The advantages to the high tech stuff is that it still keeps your valuables nice and safe, and it allows easier and quicker access to the inside of the box. After all, just punching in a 5 digit code is a lot simpler than manipulating one of those little silver wheels with all the numbers etched into them.
But there are also problems, as fellow gun blogger and respected gun writer Michael Bane found out. The electronic locking devices add a much greater level of complexity to the relatively simple task of keeping the lock engaged until the correct combination or code is employed. Greater complexity means that there are significantly more potential failures built in to the mechanism. That is why I have never recommended a safe with an electronic lock to any of my students. Stick to the old fashioned safe wheels and avoid some potential frustration.
Your safe, cabinet, or lockbox also needs to be bolted to something so thieves simply won’t carry it off. Most gun safes come with small holes in the back, a place where bolts can be inserted to secure the box to an interior wall in your house. Make sure that the material or wall in question is made of hardy stuff, as bolting your expensive safe to nothing more than sheetrock is a really dumb idea.
Is there one safe or cabinet manufacturer that I would recommend over all others? Not really. Just about all of them provide the same level of customer service, just about all of them provide the same level of protection for the money. Still, after saying that, there are a few fly-by-night operations I’ve come across over the years. I would suggest that, before you buy, call the number listed on the safe for customer service. If someone answers then I’d say got for it.
Most of my students don’t have much money, but they still need a place to secure their valuables when not at home. I have written in the past about low cost ways to create a lockbox or gun cabinet, with one method costing less than $10.00 USD. Click on that last link and you will find easy, step-by-step instructions to making your own. It won’t be as nice as buying something custom built for the purpose, but it will work pretty well for the money.
(Cross posted at Hell in a Handbasket, my own personal blog.)
6 thoughts on “Safe Or Cabinet?”
I can open any Master combination lock in about 10 minutes. Security is a state of mind, as Feynman showed in “Surely you are Joking, Mr Feynman.”
I took care of the potential for carrying the safe away by having it placed in the basement. If the thieves want to carry a 600 pound safe up the stairs, they are welcome to try.
> I have written in the past about low cost ways to create a lockbox or gun cabinet, with one method costing less than $10.00 USD. Click on that last link and you will find easy, step-by-step instructions to making your own.
I go with the grungy toolbox option, offhand, esp. in a reasonably remote, hard to get at location, combined with a highly visible lockbox that says “grab me and run!”
I’d like to add a couple points.
1) While there’s not much difference in crack-resistance (anybody who hauls it away and has the right tools will get in) there are some differences in fire protection. This is usually expressed as a period of time at a temperature during which the interior won’t go above a temperature, eg, 60 minutes at 1200F with the interior temperature not going over 300F. I made fire resisitance the gravamen in choosing mine.
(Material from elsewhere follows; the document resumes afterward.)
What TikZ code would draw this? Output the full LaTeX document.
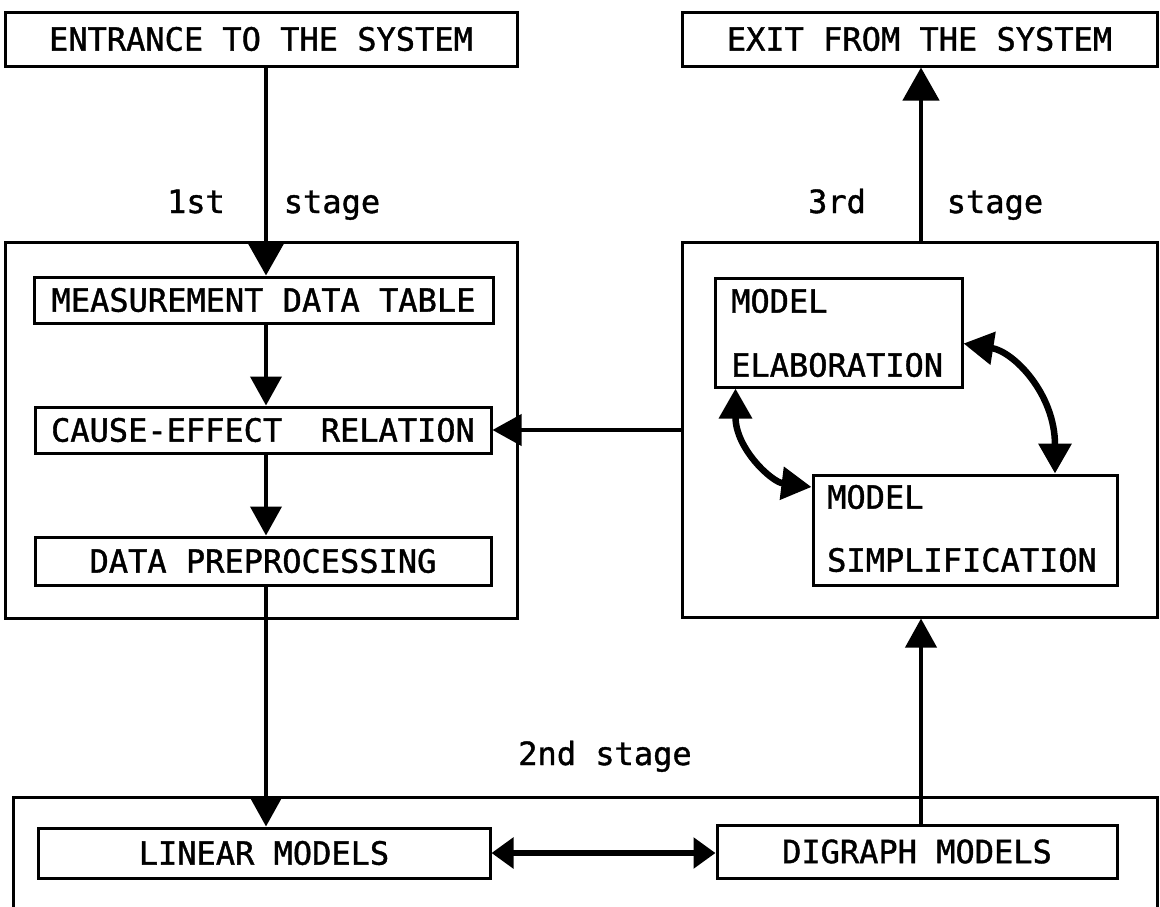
\documentclass[tikz,border=0pt]{standalone}
\usepackage{fontspec}
\setmonofont[FakeBold=1.2]{DejaVu Sans Mono}
\usetikzlibrary{arrows.meta,calc}
\begin{document}
\begin{tikzpicture}[x=1pt,y=-1pt,
  txt/.style={font=\fontsize{32}{38}\selectfont\ttfamily},
  box/.style={draw,line width=3pt,inner sep=0pt,txt},
  lbl/.style={inner sep=0pt,txt,anchor=base},
  flow/.style={line width=4.5pt,-{Triangle[length=33pt,width=36pt]}},
  flowthin/.style={line width=4pt,-{Triangle[length=29pt,width=31pt]}},
  dbl/.style={line width=6pt,{Triangle[length=22pt,width=30pt]}-{Triangle[length=22pt,width=30pt]}},
  curv/.style={line width=6.5pt,{Triangle[length=30pt,width=32pt]}-{Triangle[length=30pt,width=32pt]}}]
\useasboundingbox (0,0) rectangle (1160,906);
\coordinate (colL) at (266,0);
\coordinate (colR) at (921,0);
% top boxes
\node[box,minimum width=512,minimum height=54] (entr) at (261,39) {ENTRANCE TO THE SYSTEM};
\node[box,minimum width=475,minimum height=54] (exit) at (919.5,39) {EXIT FROM THE SYSTEM};
% stage frames
\node[box,minimum width=512,minimum height=376] (lbig) at (261,430) {};
\node[box,minimum width=475,minimum height=375] (rbig) at (919.5,429.5) {};
% first stage
\node[box,fill=white,minimum width=459,minimum height=46] (meas) at (263.5,300) {MEASUREMENT DATA TABLE};
\node[box,fill=white,minimum width=456,minimum height=46] (cause) at (263,430) {CAUSE-EFFECT\ \ RELATION};
\node[box,fill=white,minimum width=456,minimum height=48] (prep) at (263,561) {DATA PREPROCESSING};
% third stage
\node[box,minimum width=247,minimum height=109] (elab) at (838.5,332.5) {};
\node[lbl,anchor=west] (elab1) at (731,301) {MODEL};
\node[lbl,anchor=west] (elab2) at (731,365) {ELABORATION};
\node[box,minimum width=304,minimum height=110] (simp) at (965,530) {};
\node[lbl,anchor=west] (simp1) at (827,497) {MODEL};
\node[lbl,anchor=west] (simp2) at (827,560) {SIMPLIFICATION};
% second stage frame (open at bottom)
\draw[line width=3pt] (13,912) |- (1157,797) -- (1157,912);
\node[box,minimum width=452,minimum height=50] (lin) at (264,853) {LINEAR MODELS};
\node[box,minimum width=400,minimum height=53] (dig) at (917,851.5) {DIGRAPH MODELS};
% stage labels
\node[lbl] (s1a) at (196,213) {1st};
\node[lbl] (s1b) at (332,213) {stage};
\node[lbl] (s3a) at (837,213) {3rd};
\node[lbl] (s3b) at (995,213) {stage};
\node[lbl] (s2) at (605,765) {2nd stage};
% connectors
\draw[flow] (entr.south -| colL) -- (meas.north -| colL);
\draw[flowthin] (meas.south -| colL) -- (cause.north -| colL);
\draw[flowthin] (cause.south -| colL) -- (prep.north -| colL);
\draw[flowthin] (rbig.west |- cause.east) -- (cause.east);
\draw[flowthin] (prep.south -| colL) -- (lin.north -| colL);
\draw[flowthin] (dig.north -| colR) -- (rbig.south -| colR);
\draw[flow] (rbig.north -| colR) -- (exit.south -| colR);
\draw[dbl] (lin.east) -- (dig.west |- lin.east);
\draw[curv] ($(elab.east)+(0,11)$) .. controls +(50,8) and +(0,-80) .. ($(simp.north)+(90,0)$);
\draw[curv] ($(elab.south west)+(22,0)$) .. controls +(0,60) and +(-40,-5) .. ($(simp.west)+(0,-43)$);
\end{tikzpicture}
\end{document}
2) Fire resistance is partly the result of positioning. If you put it on a slab floor, as for instance in a basement or garage, next to an exterior wall, it will do better. In a garage, of course, makes it relatively easy to back a pickup up to the door and take it if you have not bolted it down. Bolting it to anchors in concrete is the best, but all the bolting really does is add time to the process, time the scrotes don’t want to spend.
3) Assuming the safe is on a slab floor, storing the most flammable stuff on the floor of the safe may add a small increment of protection. Assuming you are tidy with your solvents during the cleaning process, store long guns muzzle-up.
4) If you are self-employed or run a business from home or store your business backups at a ‘remote location’ (ie, at home), it’s deductible.
5) One of the backups to store in it, or store somewhere, is a complete video of every room in your house, with commentary about any custom features and any valuables. When State Farm wants to cost your house, they’ll assume formica, but the backup tape will show the granite (or sodalite!) countertops.
Safety deposit boxes and secure storage are the best options for highly valuable items you don’t need access to on an ongoing basis. I have noted that people keep things in personal safes that they never actually use for years. Seems inefficient and risky.
For weapons, safe storage breaks down into two categories: actual storage and versus someplace to put the weapon until you need it in a hurry. In both cases, hiding in secret compartments in furniture or structure is cheap and easy but relies on you not revealing the hiding place to any but the most trusted intimates. For bibliophiles, a hollowed out book on a high self is an excellent place to securely hide a hand gun. Compartments built under coffee tables, cabinets or beds can hide rifles. (the kickspace under kitchen cabinets is always empty and almost always forgotten. Simply, remove/replace the front panel and you have a something like a 3″x18″x24″ storage space that most people won’t check.)
On perl of wisdom about having an actual safe. Always make sure you know the combination because the sociopath that breaks into the house with you their probably won’t believe that you forgot.
I would prefer to put my valuables under a removable panel underneath the safe. Once the crooks do you the favor of removing the safe, you can access your valuables again.